7 steps to a successful staycation
Have a budget. The average American goes nearly $400 over budget on vacation. But you can still have a fun time with a smaller budget. There are plenty of fun things to do for little to no cost, like visiting local parks or participating in community events. Check sites like Groupon and Living Social to find coupons and deals for local activities and dining.
Make a plan. A few weeks in advance, get the gang together and list everything you’d like to do. Museum visits, sporting events, day trips, the zoo…create a plan, so everyone has something to enjoy.
Make mealtimes easy. Take a vacation from the kitchen. Visit your favorite restaurants or order carryout. If you’d rather not eat out every day, make a few meals ahead of time and freeze them for easy heat and serve, or make simple meals like sandwiches. When the weather is nice, grill outside or pick up goodies from the grocery store for a picnic.
Ditch the chores. Just as you would before any vacation, get your house in good order before your staycation starts…and don’t worry about laundry or vacuuming until your staycation is over.
Take photos. You’ll make just as many memories close to home as you would on a traveling vacation, so take photos and videos of all the fun.
Unplug. This is a time to experience, enjoy and just be together. Let everyone at work know (firmly) that you’ll be incommunicado, and don’t check work emails or handle any work tasks while you’re off.
Schedule some down time. Don’t exhaust yourselves with a constant, “Go, go, go!” mindset. That can tend to make everyone of any age cranky. Sleep in a couple of mornings or spend an afternoon or an evening relaxing in the backyard.
Some staycation ideas
Here are a few suggestions for things to do on your staycation. While your hometown might not have every activity available, this list may spark other ideas in your own area.

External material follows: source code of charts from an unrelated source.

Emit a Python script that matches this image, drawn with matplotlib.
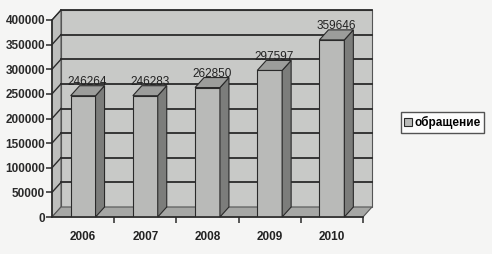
import matplotlib
matplotlib.use('Agg')
import matplotlib.pyplot as plt
from matplotlib.patches import Polygon, Patch
from matplotlib.lines import Line2D
from matplotlib.transforms import ScaledTranslation, IdentityTransform
import numpy as np

# ---- data ----
years = ['2006', '2007', '2008', '2009', '2010']
values = [246264, 246283, 262850, 297597, 359646]
value_labels = ['246264', '246283', '262850', '297597', '359646']
series_name = 'обращение'
y_ticks = [0, 50000, 100000, 150000, 200000, 250000, 300000, 350000, 400000]

# ---- style ----
plt.rcParams['font.family'] = ['Liberation Sans', 'DejaVu Sans']
C_BG = '#f5f5f4'
C_WALL = '#c8c9c7'
C_LWALL = '#bebfbd'
C_FLOOR = '#a6a7a5'
C_FRONT = '#b9bab8'
C_SIDE = '#7c7d7b'
C_TOP = '#9c9d9b'
C_LINE = '#2a2a2a'
DPI = 100
DX, DY = 9, 10  # depth offset in pixels

fig = plt.figure(figsize=(4.92, 2.54), dpi=DPI)
fig.patch.set_facecolor(C_BG)
ax = fig.add_axes([52 / 492, 37 / 254, 311 / 492, 197 / 254])
ax.patch.set_visible(False)
ax.set_xlim(-0.5, len(years) - 0.5)
ax.set_ylim(y_ticks[0], y_ticks[-1])
ax.autoscale(False)

back = ax.transData + ScaledTranslation(DX / DPI, DY / DPI, fig.dpi_scale_trans)


def P(x, y, d):
    return (back if d else ax.transData).transform((x, y))


def poly(pts, z, **kw):
    ax.add_patch(Polygon(np.array(pts), closed=True, transform=IdentityTransform(),
                         clip_on=False, zorder=z, **kw))


def line(p0, p1, z, **kw):
    ax.add_line(Line2D([p0[0], p1[0]], [p0[1], p1[1]], transform=IdentityTransform(),
                       clip_on=False, zorder=z, **kw))


xmin, xmax = ax.get_xlim()
ymin, ymax = ax.get_ylim()

# back wall
poly([P(xmin, ymin, 1), P(xmax, ymin, 1), P(xmax, ymax, 1), P(xmin, ymax, 1)], 0,
     facecolor=C_WALL, edgecolor='#555555', linewidth=0.8)
# left wall
poly([P(xmin, ymin, 0), P(xmin, ymin, 1), P(xmin, ymax, 1), P(xmin, ymax, 0)], 0.5,
     facecolor=C_LWALL, edgecolor='#555555', linewidth=0.8)
# gridlines
for yv in y_ticks[1:]:
    line(P(xmin, yv, 1), P(xmax, yv, 1), 1, color=C_LINE, linewidth=1.3)
    line(P(xmin, yv, 0), P(xmin, yv, 1), 1, color=C_LINE, linewidth=1.0)
# floor
poly([P(xmin, ymin, 0), P(xmax, ymin, 0), P(xmax, ymin, 1), P(xmin, ymin, 1)], 1.5,
     facecolor=C_FLOOR, edgecolor='#555555', linewidth=0.8)

# bars
xs = np.arange(len(years))
w = 0.4
ax.bar(xs, values, width=w, color=C_FRONT, edgecolor=C_LINE, linewidth=0.8, zorder=3)
for x, v, lab in zip(xs, values, value_labels):
    l, r = x - w / 2, x + w / 2
    poly([P(r, 0, 0), P(r, 0, 1), P(r, v, 1), P(r, v, 0)], 3,
         facecolor=C_SIDE, edgecolor=C_LINE, linewidth=0.8)
    poly([P(l, v, 0), P(r, v, 0), P(r, v, 1), P(l, v, 1)], 3,
         facecolor=C_TOP, edgecolor=C_LINE, linewidth=0.8)
    ax.annotate(lab, (x, v), xytext=(DX / 2 * 0.72, 5.5), textcoords='offset points',
                ha='center', va='bottom', fontsize=8.5, color='#222222', zorder=5,
                annotation_clip=False)

# axes / ticks
for s in ['top', 'right']:
    ax.spines[s].set_visible(False)
for s in ['left', 'bottom']:
    ax.spines[s].set_color(C_LINE)
    ax.spines[s].set_linewidth(1.2)
    ax.spines[s].set_zorder(6)
ax.set_yticks(y_ticks)
ax.set_yticklabels([str(t) for t in y_ticks], fontsize=8.5, fontweight='bold', color='#222222')
ax.tick_params(axis='y', direction='out', length=4, width=1.1, pad=1, colors=C_LINE)
ax.set_xticks(xs + 0.5)
ax.set_xticklabels([])
ax.set_xticks(xs, minor=True)
ax.set_xticklabels(years, minor=True, fontsize=8.5, fontweight='bold', color='#222222')
ax.tick_params(axis='x', which='major', direction='out', length=4, width=1.1, colors=C_LINE)
ax.tick_params(axis='x', which='minor', length=0, pad=10)

# legend
handles = [Patch(facecolor=C_FRONT, edgecolor=C_LINE, linewidth=0.8, label=series_name)]
leg = fig.legend(handles=handles, loc='center', bbox_to_anchor=(442.5 / 492, 1 - 122.5 / 254),
                 frameon=True, fancybox=False, edgecolor=C_LINE, facecolor='white',
                 handlelength=0.7, handleheight=0.7, handletextpad=0.2, borderpad=0.3,
                 borderaxespad=0, prop={'size': 8.5, 'weight': 'bold'})
leg.get_frame().set_linewidth(1.0)
leg._legend_box.sep = 0

fig.savefig('out.png', dpi=DPI, facecolor=fig.get_facecolor())
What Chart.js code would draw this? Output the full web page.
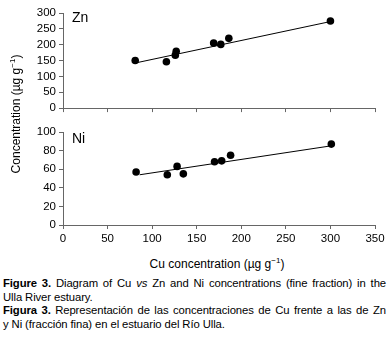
<!DOCTYPE html>
<html>
<head>
<meta charset="utf-8">
<title>Cu vs Zn and Ni</title>
<script src="https://cdn.jsdelivr.net/npm/chart.js@4.4.0/dist/chart.umd.min.js"></script>
<style>
body{margin:0;width:390px;height:350px;background:#fff;font-family:"Liberation Sans",Arial,sans-serif;color:#000;position:relative;overflow:hidden}
canvas{position:absolute;left:0}
#cZn{top:0}
#cNi{top:118px}
.lbl{position:absolute;font-size:14px}
#ytitle{position:absolute;left:16px;top:114px;transform:translate(-50%,-50%) rotate(-90deg);white-space:nowrap;font-size:12px}
#xtitle{position:absolute;left:217px;top:264px;transform:translate(-50%,-50%);white-space:nowrap;font-size:12px}
sup{font-size:8px;vertical-align:5px;line-height:0}
#cap{position:absolute;left:3px;top:277px;width:383px;font-size:11.3px;letter-spacing:-0.1px;line-height:13.5px}
#cap div{white-space:nowrap}
#cap .j{text-align:justify;text-align-last:justify;white-space:normal}
</style>
</head>
<body>
<canvas id="cZn" width="390" height="118"></canvas>
<canvas id="cNi" width="390" height="132"></canvas>
<div class="lbl" style="left:72px;top:9px">Zn</div>
<div class="lbl" style="left:72px;top:130px">Ni</div>
<div id="ytitle">Concentration (µg g<sup>−1</sup>)</div>
<div id="xtitle">Cu concentration (µg g<sup>−1</sup>)</div>
<div id="cap">
<div class="j"><b>Figure 3.</b> Diagram of Cu <i>vs</i> Zn and Ni concentrations (fine fraction) in the</div>
<div>Ulla River estuary.</div>
<div class="j"><b>Figura 3.</b> Representación de las concentraciones de Cu frente a las de Zn</div>
<div>y Ni (fracción fina) en el estuario del Río Ulla.</div>
</div>

<script>
// valores
const znCu  = [81, 116, 126, 127, 169, 177, 186, 300];
const znVal = [150, 146, 167, 179, 205, 201, 220, 275];
const niCu  = [82, 117, 128, 135, 170, 178, 188, 301];
const niVal = [57, 54, 63, 55, 68, 69, 75, 87];
const znFit = [[84, 144], [300, 273]];
const niFit = [[86, 54], [300, 85]];
const xTicks = [0, 50, 100, 150, 200, 250, 300, 350];

const axisCol = '#666';
const tickFont = {family:'"Liberation Sans Narrow","Liberation Sans",Arial,sans-serif', size:11.5};

function pts(xs, ys){ return xs.map((x,i)=>({x, y:ys[i]})); }
function fitPts(f){ return f.map(p=>({x:p[0], y:p[1]})); }

function makeChart(id, cu, vals, fit, yMax, yStep, padTop, showX, xH){
  return new Chart(document.getElementById(id), {
    type:'scatter',
    data:{datasets:[
      { data:pts(cu, vals), pointRadius:3.8, pointHoverRadius:3.8,
        backgroundColor:'#000', borderWidth:0 },
      { type:'line', data:fitPts(fit), borderColor:'#000', borderWidth:1,
        pointRadius:0, fill:false }
    ]},
    options:{
      responsive:false, animation:false,
      layout:{padding:{top:padTop, right:15, left:0, bottom:0}},
      plugins:{legend:{display:false}, tooltip:{enabled:false}},
      scales:{
        x:{ type:'linear', min:0, max:350,
            afterBuildTicks:s=>{ s.ticks = xTicks.map(v=>({value:v})); },
            afterFit:s=>{ s.height = xH; },
            grid:{drawOnChartArea:false, drawTicks:true, tickLength:4, color:axisCol},
            border:{display:true, color:axisCol, width:1},
            ticks:{display:showX, color:'#000', font:tickFont, padding:3, maxRotation:0} },
        y:{ min:0, max:yMax,
            afterFit:s=>{ s.width = 63; },
            grid:{drawOnChartArea:false, drawTicks:true, tickLength:4, color:axisCol},
            border:{display:true, color:axisCol, width:1},
            ticks:{stepSize:yStep, color:'#000', font:tickFont, padding:3} }
      }
    }
  });
}

makeChart('cZn', znCu, znVal, znFit, 300, 50, 13, false, 9);
makeChart('cNi', niCu, niVal, niFit, 100, 20, 14, true, 25);
</script>
</body>
</html>
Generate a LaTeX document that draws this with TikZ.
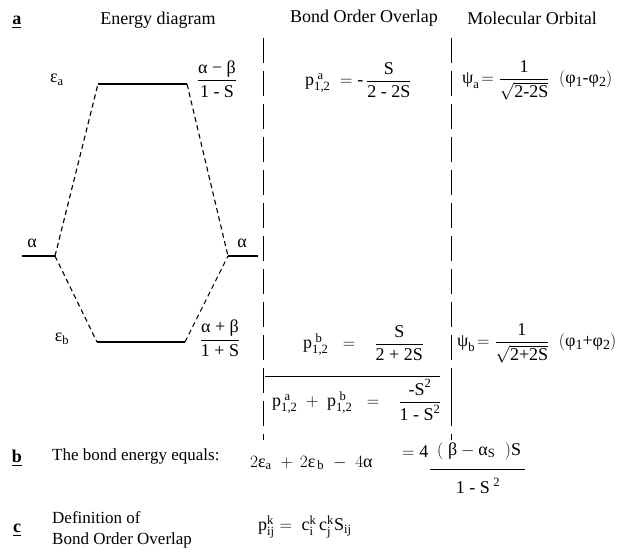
\documentclass[tikz,border=0pt]{standalone}
\usepackage{amsmath}
\usepackage{fontspec}
\setmainfont{Liberation Serif}
\newcommand{\tx}[1]{\text{#1}}
\newcommand{\lowd}[1]{\raisebox{-2.5pt}{\fontsize{14}{14}\selectfont #1}}
\begin{document}
\begin{tikzpicture}[x=1pt,y=-1pt,
  txt/.style={inner sep=0pt, font=\fontsize{18}{21}\selectfont},
  sm/.style={inner sep=0pt, font=\fontsize{17}{20}\selectfont},
  lvl/.style={line width=1.3pt},
  conn/.style={line width=1.1pt, dash pattern=on 5pt off 3.5pt},
  vline/.style={line width=1pt, dash pattern=on 25pt off 8pt}]
\useasboundingbox (0,0) rectangle (620,553);

% headers
\node[txt] (la) at (17,22) {\underline{\textbf{a}}};
\node[txt] (h1) at (158,20) {Energy diagram};
\node[txt] (h2) at (364,18) {Bond Order Overlap};
\node[txt] (h3) at (532,18) {Molecular Orbital};

% column separators
\coordinate (v1t) at (263,38); \coordinate (v1b) at (263,440);
\coordinate (v2t) at (451,38); \coordinate (v2b) at (451,440);
\draw[vline] (v1t) -- (v1b);
\draw[vline] (v2t) -- (v2b);
\coordinate (sepL) at (265,376); \coordinate (sepR) at (440,376);
\draw[line width=1pt] (sepL) -- (sepR);
\coordinate (rbt) at (451,383); \coordinate (rbb) at (451,420);
\draw[line width=1pt] (rbt) -- (rbb);

% energy levels
\coordinate (ea1) at (98,84);  \coordinate (ea2) at (187,84);
\coordinate (al1) at (22,256); \coordinate (al2) at (55,256);
\coordinate (ar1) at (228,256); \coordinate (ar2) at (258,256);
\coordinate (eb1) at (97,342); \coordinate (eb2) at (185,342);
\draw[lvl] (ea1) -- (ea2);
\draw[lvl] (al1) -- (al2);
\draw[lvl] (ar1) -- (ar2);
\draw[lvl] (eb1) -- (eb2);
\draw[conn] (al2) -- (ea1);
\draw[conn] (ea2) -- (ar1);
\draw[conn] (al2) -- (eb1);
\draw[conn] (eb2) -- (ar1);

\node[txt] (lea) at (57,80) {$\tx{ε}_{\tx{a}}$};
\node[txt] (lal) at (32,243) {α};
\node[txt] (lar) at (242,243) {α};
\node[txt] (leb) at (62,339) {$\tx{ε}_{\tx{b}}$};
\node[txt] (fa) at (217,79) {$\dfrac{\tx{α − β}}{\tx{1 - S}}$};
\node[txt] (fb) at (220,338) {$\dfrac{\tx{α + β}}{\tx{1 + S}}$};

% bond order overlap
\node[txt,anchor=west] (pa) at (305,80) {$\tx{p}^{\;\tx{a}}_{\tx{1,2}} \;= \tx{-}\,\dfrac{\tx{S}}{\tx{2 - 2S}}$};
\node[txt,anchor=west] (pb) at (303,343) {$\tx{p}^{\;\tx{b}}_{\tx{1,2}} \;\;=\;\;\; \dfrac{\tx{S}}{\tx{2 + 2S}}$};
\node[txt,anchor=west] (ps) at (272,400) {$\tx{p}^{\;\tx{a}}_{\tx{1,2}} \;+\; \tx{p}^{\;\tx{b}}_{\tx{1,2}} \;\;=\;\;\; \dfrac{\tx{-S}^{\tx{2}}}{\tx{1 - S}^{\tx{2}}}$};

% molecular orbitals
\node[txt,anchor=west] (psa) at (462,80) {$\tx{ψ}_{\tx{a}}\!=\dfrac{\tx{1}}{\sqrt{\tx{2-2S}}}\;\;(\tx{φ\lowd{1}-φ\lowd{2}})$};
\node[txt,anchor=west] (psb) at (457,343) {$\tx{ψ}_{\tx{b}}\!=\dfrac{\tx{1}}{\sqrt{\tx{2+2S}}}\;\;(\tx{φ\lowd{1}+φ\lowd{2}})$};

% part b
\node[txt] (lb) at (17,458) {\underline{\textbf{b}}};
\node[sm,anchor=west] (tb) at (52,456) {The bond energy equals:};
\node[txt,anchor=west] (eq1) at (250,463) {$2\tx{ε}_{\tx{a}} \hspace{5pt}+\hspace{3pt} 2\tx{ε}_{\,\tx{b}} \hspace{5pt}-\hspace{5pt} 4\tx{α}$};
\node[txt,anchor=west] (eq2) at (402,452) {$=\tx{4}$};
\node[txt,anchor=west] (num) at (437,451) {$(\;\tx{β} - \tx{α}_{\tx{S}}\;\;)\tx{S}$};
\coordinate (barL) at (430,469); \coordinate (barR) at (525,469);
\draw[line width=0.8pt] (barL) -- (barR);
\node[txt] (den) at (478,486) {$\tx{1 - S}^{\;\tx{2}}$};

% part c
\node[txt] (lc) at (17,530) {\underline{\textbf{c}}};
\node[sm,anchor=west] (tc1) at (52,518) {Definition of};
\node[sm,anchor=west] (tc2) at (52,540) {Bond Order Overlap};
\node[txt,anchor=west] (pk) at (258,527) {$\tx{p}^{\tx{k}}_{\tx{ij}} = \;\tx{c}^{\tx{k}}_{\tx{i}}\,\tx{c}^{\tx{k}}_{\tx{j}}\tx{S}_{\tx{ij}}$};
\end{tikzpicture}
\end{document}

Take advantage of low weekday crowds. Are there places you haven’t been able to visit because they’re too crowded on the weekends? This is your chance! Go mini-golfing, visit a popular museum exhibit or see a matinee movie. (Hint: Weekday prices can be lower, too.)
Have foodie fun or a tasting tour. Visit local restaurants you’ve always wanted to try. Visit nearby towns with a fun dining scene or ethnic foods you’d like to experience. If you’re not staycationing with little ones, check out local wineries or breweries—but make sure you have a plan for a designated driver or be ready to request an Uber.
Plan a game or movie day at home. Stock up on snacks and get the video or board games ready for a super gaming extravaganza. Or, if your family is more into movies, rent or stream your favorite movies for an all-day marathon.
Vacation at a nearby rental. If you’d like to splurge a bit, reserve an Airbnb-type rental, a B&B or a budget hotel room in your area for a couple of nights. Try switching up the location from your usual; exchange the suburbs for the city or the city for the country.
Take in a concert or festival. Especially in the summer, you can find low-cost or free local festivals and concerts to enjoy. Check your county and community websites for schedules—and don’t forget to check local universities, museums and other community venues to see what’s available.
Camp out in the backyard. Set up a tent, get out the sleeping bags, and spend a night outdoors. Grill dinner, roast marshmallows and tell scary stories by firelight.
Take a hike or a bike. Find new hiking trails to explore and spend time in nature. Don’t forget to equip yourself with safety gear (i.e., mosquito and tick repellent), water bottles and transportable snacks.
Go canoeing or kayaking. If you can borrow the equipment rather than rent or buy it, so much the better. But if it’s in the budget, a day on a river or lake is a wonderful way to get some exercise and enjoy the peace and quiet of being on the water.
Whether you take a long weekend or a full week, some advance planning can make your staycation as memorable as a “regular” vacation trip. Not to mention a lot more relaxing, since you don’t have to worry about crowded airport security lines, missed flights or off-schedule itineraries. We hope we’ve inspired you to consider your own staycation this year—and that you have a wonderful time!